▸ **Provided data**

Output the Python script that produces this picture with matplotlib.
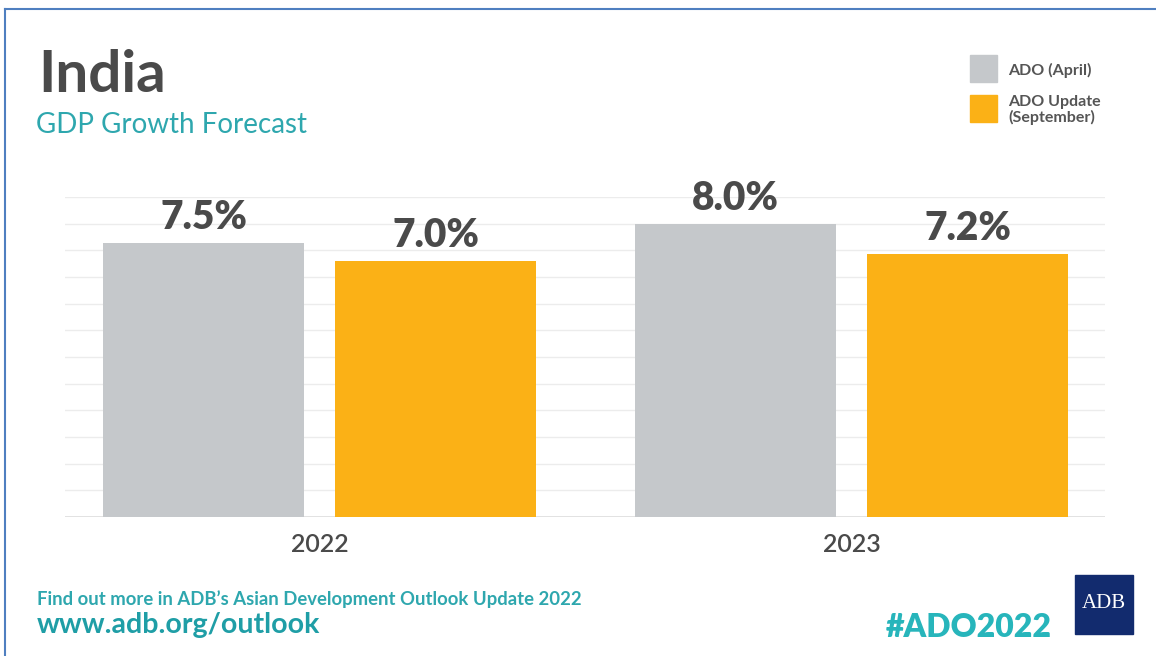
import numpy as np
import matplotlib
matplotlib.use("Agg")
import matplotlib.pyplot as plt
from matplotlib.patches import Rectangle
from matplotlib.lines import Line2D

years = ['2022', '2023']
ado_april = [7.5, 8.0]
ado_update = [7.0, 7.2]
series_names = ['ADO (April)', 'ADO Update\n(September)']

GRAY = '#c5c8cb'
ORANGE = '#fbb116'
TEAL = '#2ea7ae'
DARK = '#4a4a4a'

plt.rcParams['font.family'] = ['Lato', 'DejaVu Sans']

fig = plt.figure(figsize=(11.56, 6.56), dpi=100)
W, H = 1156, 656

def fx(px):
    return px / W

def fy(py):
    return 1 - py / H

# axes: x from 65 to 1105 px, y from 197 to 517 px
ax = fig.add_axes([fx(65), fy(517), fx(1105) - fx(65), fy(197) - fy(517)])

x = np.arange(len(years))
bw = 0.378
off = 0.218
b1 = ax.bar(x - off, ado_april, bw, color=GRAY, zorder=2)
b2 = ax.bar(x + off, ado_update, bw, color=ORANGE, zorder=2)

for bars, vals in ((b1, ado_april), (b2, ado_update)):
    for r, v in zip(bars, vals):
        ax.annotate(f'{v:.1f}%', (r.get_x() + r.get_width() / 2, v),
                    xytext=(0, 5), textcoords='offset points',
                    ha='center', va='bottom', fontsize=28,
                    fontweight='heavy', color=DARK)

ax.set_xlim(-0.479, 1.476)
ax.set_ylim(0, 8.75)
ax.set_yticks(np.linspace(0, 8.75, 13))
ax.yaxis.grid(True, color='#ececec', linewidth=1, zorder=0)
ax.set_axisbelow(True)
ax.tick_params(axis='y', left=False, labelleft=False)
ax.tick_params(axis='x', bottom=False, pad=8)
ax.set_xticks(x)
ax.set_xticklabels(years, fontsize=18, color=DARK, fontweight='semibold')
for s in ax.spines.values():
    s.set_visible(False)
ax.axhline(0, color='#dddddd', linewidth=1.2, zorder=1)

# titles
fig.text(fx(38), fy(92), 'India', fontsize=42, fontweight='bold',
         color=DARK, ha='left', va='baseline')
fig.text(fx(36), fy(133), 'GDP Growth Forecast', fontsize=20,
         color=TEAL, ha='left', va='baseline')

# legend
fig.patches.append(Rectangle((fx(970), fy(82)), fx(27), fy(55) - fy(82),
                             transform=fig.transFigure, color=GRAY))
fig.patches.append(Rectangle((fx(970), fy(122)), fx(27), fy(95) - fy(122),
                             transform=fig.transFigure, color=ORANGE))
fig.text(fx(1008), fy(70), series_names[0], fontsize=11.5, fontweight='bold',
         color='#555555', ha='left', va='center')
fig.text(fx(1008), fy(110), series_names[1], fontsize=11.5, fontweight='bold',
         color='#555555', ha='left', va='center', linespacing=1.0)

# footer
fig.text(fx(37), fy(605), "Find out more in ADB\u2019s Asian Development Outlook Update 2022",
         fontsize=13.3, fontweight='bold', color=TEAL, ha='left', va='baseline')
fig.text(fx(37), fy(633), 'www.adb.org/outlook', fontsize=20.5,
         fontweight='bold', color='#1f9ea6', ha='left', va='baseline')
fig.text(fx(1052), fy(637), '#ADO2022', fontsize=23, fontweight='heavy',
         color='#27b5bb', ha='right', va='baseline')

# ADB logo
fig.patches.append(Rectangle((fx(1075), fy(634)), fx(58), fy(575) - fy(634),
                             transform=fig.transFigure, color='#122b6e'))
fig.text(fx(1104), fy(604), 'ADB', fontsize=15, color='white',
         family='Liberation Serif', ha='center', va='center')

# border
fig.add_artist(Line2D([fx(5), 1], [fy(8.5), fy(8.5)], color='#4f7fc0',
                      linewidth=1.5, transform=fig.transFigure))
fig.add_artist(Line2D([fx(5), fx(5)], [fy(8.5), 0], color='#4f7fc0',
                      linewidth=1.5, transform=fig.transFigure))

fig.savefig('out.png', dpi=100, facecolor='white')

▸ **Task statement**
Quote, please, every line of the material above from its start through the line that has "ax.axhline(0, color='#dddddd', linewidth=1.2, zorder=1)", reproducing the words exactly and dropping any images.

▸ **Answer in full**
Output the Python script that produces this picture with matplotlib.
import numpy as np
import matplotlib
matplotlib.use("Agg")
import matplotlib.pyplot as plt
from matplotlib.patches import Rectangle
from matplotlib.lines import Line2D

years = ['2022', '2023']
ado_april = [7.5, 8.0]
ado_update = [7.0, 7.2]
series_names = ['ADO (April)', 'ADO Update\n(September)']

GRAY = '#c5c8cb'
ORANGE = '#fbb116'
TEAL = '#2ea7ae'
DARK = '#4a4a4a'

plt.rcParams['font.family'] = ['Lato', 'DejaVu Sans']

fig = plt.figure(figsize=(11.56, 6.56), dpi=100)
W, H = 1156, 656

def fx(px):
    return px / W

def fy(py):
    return 1 - py / H

# axes: x from 65 to 1105 px, y from 197 to 517 px
ax = fig.add_axes([fx(65), fy(517), fx(1105) - fx(65), fy(197) - fy(517)])

x = np.arange(len(years))
bw = 0.378
off = 0.218
b1 = ax.bar(x - off, ado_april, bw, color=GRAY, zorder=2)
b2 = ax.bar(x + off, ado_update, bw, color=ORANGE, zorder=2)

for bars, vals in ((b1, ado_april), (b2, ado_update)):
    for r, v in zip(bars, vals):
        ax.annotate(f'{v:.1f}%', (r.get_x() + r.get_width() / 2, v),
                    xytext=(0, 5), textcoords='offset points',
                    ha='center', va='bottom', fontsize=28,
                    fontweight='heavy', color=DARK)

ax.set_xlim(-0.479, 1.476)
ax.set_ylim(0, 8.75)
ax.set_yticks(np.linspace(0, 8.75, 13))
ax.yaxis.grid(True, color='#ececec', linewidth=1, zorder=0)
ax.set_axisbelow(True)
ax.tick_params(axis='y', left=False, labelleft=False)
ax.tick_params(axis='x', bottom=False, pad=8)
ax.set_xticks(x)
ax.set_xticklabels(years, fontsize=18, color=DARK, fontweight='semibold')
for s in ax.spines.values():
    s.set_visible(False)
ax.axhline(0, color='#dddddd', linewidth=1.2, zorder=1)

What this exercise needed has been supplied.